Multitudes of South African Democratic Teachers Union (Sadtu) Gauteng members joined by members from the tripartite alliance marched earlier today to hand over a memorandum to the chairperson of the Hoërskool Overvaal school governing body to demand the placement of 55 grade 8 learners.

Representatives from head office and district offices were also present to receive the memorandum, according to Sadtu’s Tseliso Ledimo.

“I think the march was successful and incident-free. The chairperson of the school’s SGB came to receive the memorandum, albeit initially reluctant. But he did come to receive it eventually. Also in attendance were officials from head-office and the district office. We have given the school seven working days within which to respond to our demands,” said Ledimo.

He said they invited members of the tripartite alliance because this was not only an educational issue but also a community matter. He said the presence of the unions added to weight to their demands.

Asked what will happen if the school did not respond within the prescribed time, Ledimo told Inside Education that they would pile on the pressure.

“Remember this is a rolling campaign, we will not stop until the SGB has reconsidered its position on our demand,” he said.

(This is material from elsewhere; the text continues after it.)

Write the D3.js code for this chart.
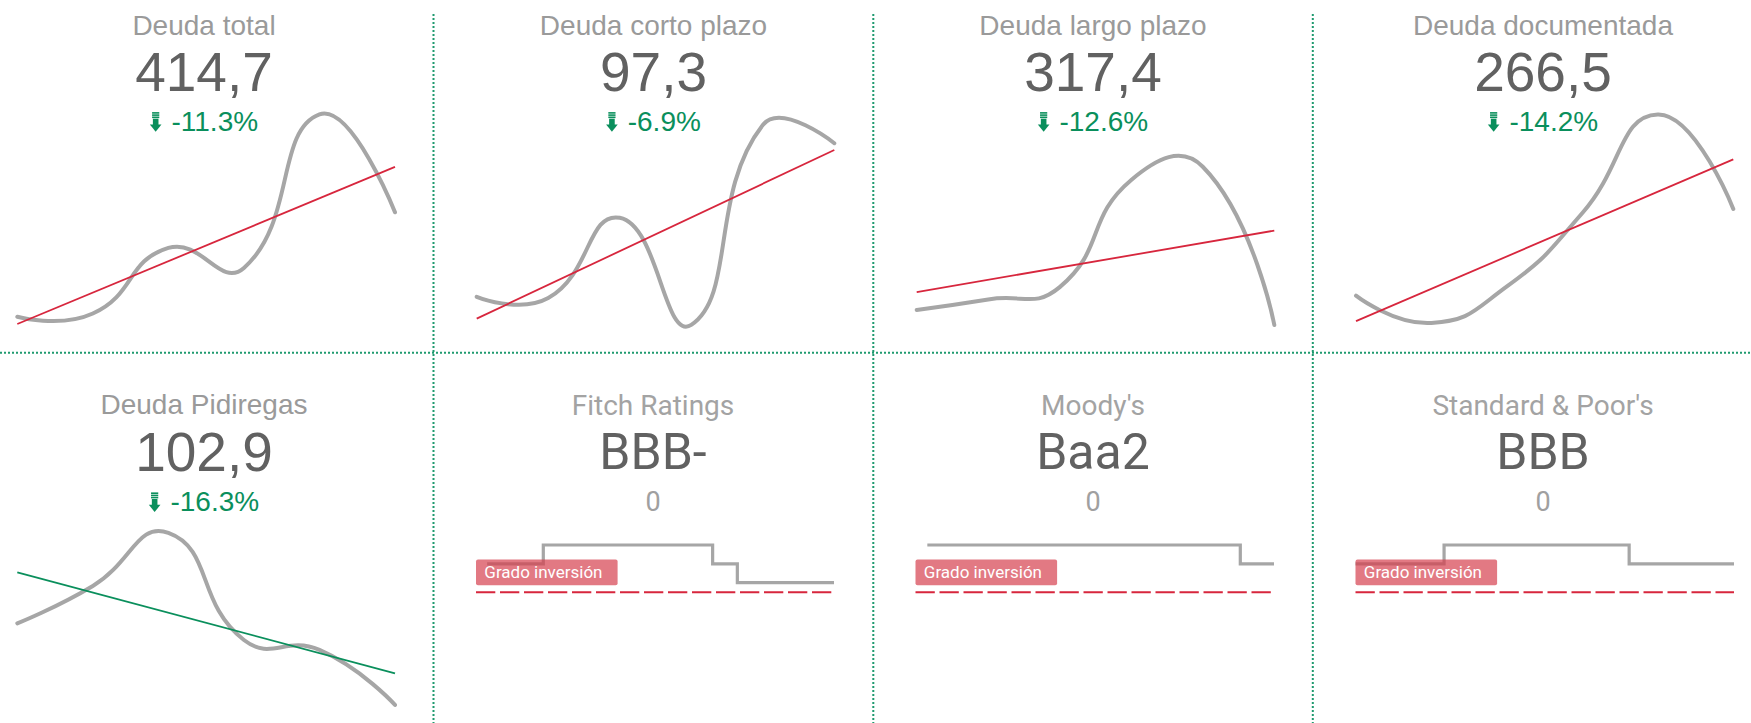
<!DOCTYPE html>
<html><head><meta charset="utf-8">
<script src="https://cdn.jsdelivr.net/npm/d3@7"></script>
<style>html,body{margin:0;padding:0;background:#fff;}svg{display:block}</style>
</head><body>
<svg id="c" width="1751" height="723"></svg>
<script>
// ---------- DATA ----------
const debtTitles = ["Deuda total", "Deuda corto plazo", "Deuda largo plazo", "Deuda documentada", "Deuda Pidiregas"];
const debtValues = ["414,7", "97,3", "317,4", "266,5", "102,9"];
const debtChanges = ["-11.3%", "-6.9%", "-12.6%", "-14.2%", "-16.3%"];
const periods = [1, 2, 3, 4, 5, 6];
const seriesTotal = [6.0, 7.5, 37.3, 28.2, 98.0, 53.5];
const seriesCorto = [15.1, 14.5, 51.0, 2.3, 93.2, 84.9];
const seriesLargo = [9.1, 13.9, 19.5, 68.2, 74.2, 2.3];
const seriesDocumentada = [15.6, 3.2, 19.8, 53.2, 98.0, 55.0];
const seriesPidiregas = [39.4, 56.4, 80.5, 31.8, 27.3, 2.3];
const debtSeries = [seriesTotal, seriesCorto, seriesLargo, seriesDocumentada, seriesPidiregas];

const ratingTitles = ["Fitch Ratings", "Moody's", "Standard & Poor's"];
const ratingValues = ["BBB-", "Baa2", "BBB"];
const ratingSubtitles = ["0", "0", "0"];
// rating level: 1 = BBB-/Baa3, 2 = BBB/Baa2, 3 = BBB+/Baa1 ; x = share of period (0-100)
const fitchHistory = [[3.1, 2], [18.8, 3], [66.1, 2], [73.0, 1], [100, 1]];
const moodysHistory = [[3.3, 3], [90.6, 2], [100, 2]];
const spHistory = [[0, 2], [23.4, 3], [72.3, 2], [100, 2]];
const ratingHistories = [fitchHistory, moodysHistory, spHistory];
const investmentGradeLevel = 0.5;
const investmentLabel = "Grado inversión";

// ---------- LAYOUT / STYLE ----------
const W = 1751, H = 723;
const debtLayout = [
  {cx: 204, x0: 17.3, x1: 395, row: 0},
  {cx: 653.5, x0: 476.7, x1: 834.3, row: 0},
  {cx: 1093, x0: 916.7, x1: 1274.3, row: 0},
  {cx: 1543, x0: 1356, x1: 1733.3, row: 0},
  {cx: 204, x0: 17.3, x1: 395, row: 1}
];
const rowGeom = [
  {title: 35, value: 91, pct: 130.7, yTop: 110, yBot: 330},
  {title: 414, value: 471, pct: 511, yTop: 490, yBot: 710}
];
const ratingLayout = [
  {cx: 653, x0: 476, x1: 834},
  {cx: 1093, x0: 915.5, x1: 1274},
  {cx: 1543, x0: 1355.5, x1: 1734}
];
const C = {
  title: "#9a9a9a", value: "#616161", green: "#0a8f5c", red: "#d7263d",
  line: "#a6a6a6", grid: "#1f9a6f", rtitle: "#a3a3a3", sub: "#a0a0a0"
};
const ARIAL = "'Liberation Sans', Arial, Helvetica, sans-serif";
const ROBOTO = "Roboto, 'Noto Sans', sans-serif";

const svg = d3.select("#c");

// ---------- ECharts-like smooth curve ----------
function SmoothCurve(ctx) { this._context = ctx; }
SmoothCurve.prototype = {
  areaStart() {}, areaEnd() {},
  lineStart() { this._pts = []; },
  point(x, y) { this._pts.push([+x, +y]); },
  lineEnd() {
    const p = this._pts, n = p.length, ctx = this._context, s = 0.5;
    if (!n) return;
    ctx.moveTo(p[0][0], p[0][1]);
    let cp1 = [p[0][0], p[0][1]];
    for (let i = 1; i < n; i++) {
      const cur = p[i];
      let cp0, next1 = null;
      if (i === n - 1) cp0 = [cur[0], cur[1]];
      else {
        const prev = p[i - 1], nxt = p[i + 1];
        const vx = nxt[0] - prev[0], vy = nxt[1] - prev[1];
        const lp = Math.hypot(cur[0] - prev[0], cur[1] - prev[1]);
        const ln = Math.hypot(nxt[0] - cur[0], nxt[1] - cur[1]);
        const r = ln / (ln + lp);
        cp0 = [cur[0] - vx * s * (1 - r), cur[1] - vy * s * (1 - r)];
        next1 = [cur[0] + vx * s * r, cur[1] + vy * s * r];
      }
      ctx.bezierCurveTo(cp1[0], cp1[1], cp0[0], cp0[1], cur[0], cur[1]);
      cp1 = next1;
    }
  }
};
const curveSmooth = ctx => new SmoothCurve(ctx);

// ---------- grid dividers ----------
const grid = svg.append("g").attr("stroke", C.grid).attr("stroke-width", 2).attr("stroke-dasharray", "2,2");
[433.5, 873.3, 1312.8].forEach(x => grid.append("line").attr("x1", x).attr("x2", x).attr("y1", 14).attr("y2", H));
grid.append("line").attr("x1", 0).attr("x2", W).attr("y1", 352.8).attr("y2", 352.8);

// ---------- icon ----------
function drawArrow(g, x, yBase) {
  const t = yBase - 18.6, cx = x + 5.8;
  const ic = g.append("g").attr("fill", C.green);
  [0, 2.2, 4.4].forEach(d => ic.append("rect").attr("x", cx - 3.6).attr("y", t + d).attr("width", 7.2).attr("height", 1.6));
  ic.append("rect").attr("x", cx - 2.8).attr("y", t + 6.6).attr("width", 5.6).attr("height", 6.4);
  ic.append("path").attr("d", `M${x},${t + 12.4}L${x + 11.6},${t + 12.4}L${cx},${t + 19.6}Z`);
}

// ---------- debt panels ----------
debtSeries.forEach((vals, i) => {
  const L = debtLayout[i], R = rowGeom[L.row];
  const g = svg.append("g");
  g.append("text").attr("x", L.cx).attr("y", R.title).attr("text-anchor", "middle")
    .style("font-family", ARIAL).style("font-size", "28px").attr("fill", C.title).text(debtTitles[i]);
  g.append("text").attr("x", L.cx).attr("y", R.value).attr("text-anchor", "middle")
    .style("font-family", ARIAL).style("font-size", "55px").attr("fill", C.value).text(debtValues[i]);
  const pt = g.append("text").attr("y", R.pct).style("font-family", ARIAL).style("font-size", "28px")
    .attr("fill", C.green).text(debtChanges[i]);
  const tw = pt.node().getComputedTextLength();
  const total = 11.6 + 10 + tw;
  const left = L.cx - total / 2;
  pt.attr("x", left + 21.6);
  drawArrow(g, left, R.pct);

  const x = d3.scaleLinear().domain(d3.extent(periods)).range([L.x0, L.x1]);
  const y = d3.scaleLinear().domain([0, 100]).range([R.yBot, R.yTop]);
  const data = periods.map((p, k) => [p, vals[k]]);
  g.append("path").datum(data).attr("fill", "none").attr("stroke", C.line).attr("stroke-width", 4)
    .attr("stroke-linecap", "round")
    .attr("d", d3.line().x(d => x(d[0])).y(d => y(d[1])).curve(curveSmooth));
  // linear regression trend
  const mx = d3.mean(periods), my = d3.mean(vals);
  const slope = d3.sum(periods, (p, k) => (p - mx) * (vals[k] - my)) / d3.sum(periods, p => (p - mx) ** 2);
  const icpt = my - slope * mx;
  const ends = d3.extent(periods).map(p => [p, icpt + slope * p]);
  g.append("path").datum(ends).attr("fill", "none").attr("stroke", slope > 0 ? C.red : C.green)
    .attr("stroke-width", 1.8).attr("d", d3.line().x(d => x(d[0])).y(d => y(d[1])));
});

// ---------- rating panels ----------
ratingHistories.forEach((hist, i) => {
  const L = ratingLayout[i];
  const g = svg.append("g");
  g.append("text").attr("x", L.cx).attr("y", 415).attr("text-anchor", "middle")
    .style("font-family", ROBOTO).style("font-size", "28px").attr("fill", C.rtitle).text(ratingTitles[i]);
  g.append("text").attr("x", L.cx).attr("y", 469).attr("text-anchor", "middle")
    .style("font-family", ROBOTO).style("font-size", "50px").attr("fill", C.value).text(ratingValues[i]);
  g.append("text").attr("x", L.cx).attr("y", 510.7).attr("text-anchor", "middle")
    .style("font-family", ROBOTO).style("font-size", "27px").attr("fill", C.sub).text(ratingSubtitles[i]);

  const x = d3.scaleLinear().domain([0, 100]).range([L.x0, L.x1]);
  const y = d3.scaleLinear().domain([1, 3]).range([582.7, 545]);
  const ly = y(investmentGradeLevel);
  g.append("line").attr("x1", x(0)).attr("x2", x(100)).attr("y1", ly).attr("y2", ly)
    .attr("stroke", C.red).attr("stroke-width", 2).attr("stroke-dasharray", "19.3,4.7");
  g.append("path").datum(hist).attr("fill", "none").attr("stroke", C.line).attr("stroke-width", 3.2)
    .attr("d", d3.line().x(d => x(d[0])).y(d => y(d[1])).curve(d3.curveStepAfter));
  g.append("rect").attr("x", x(0)).attr("y", ly - 32.7).attr("width", 141.6).attr("height", 25.7)
    .attr("rx", 2).attr("fill", "rgba(214,64,78,0.7)");
  g.append("text").attr("x", x(0) + 8.3).attr("y", ly - 13.7)
    .style("font-family", ROBOTO).style("font-size", "17px").attr("fill", "#fff").text(investmentLabel);
});
</script>
</body></html>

Regarding the potential impact the march will have on teaching and learning at the school, Ledimo said: “this is a fundamental transformation issue in the country. We take this matter [the continued use of Afrikaans as a medium of instruction) seriously. It carries the same significance as the June 1976 Soweto uprising.”

Yesterday the union told Inside Education that Hoërskool Overvaal was using the lack of capacity as a pretext to exclude kids who do not speak Afrikaans. It was said according to its investigations, the school had enough capacity to accommodate the 55 grade 8 learners. It further said the school is a public asset and must admit learners who live in the vicinity of the school instead of them travelling long distances to attend English medium schools.

Gauteng education department’s spokesperson, Steve Mabona, has reportedly warned the marchers to tread carefully as their actions may impact negatively on the learning and teaching.

“Disruption or bullying, is not taking us anywhere. We will call on all members of the community to say if we have issues raised, we just have to bear in mind that when we take a day from our learners or educators, this must have a recovery plan,” Mabona told EWN on Thursday.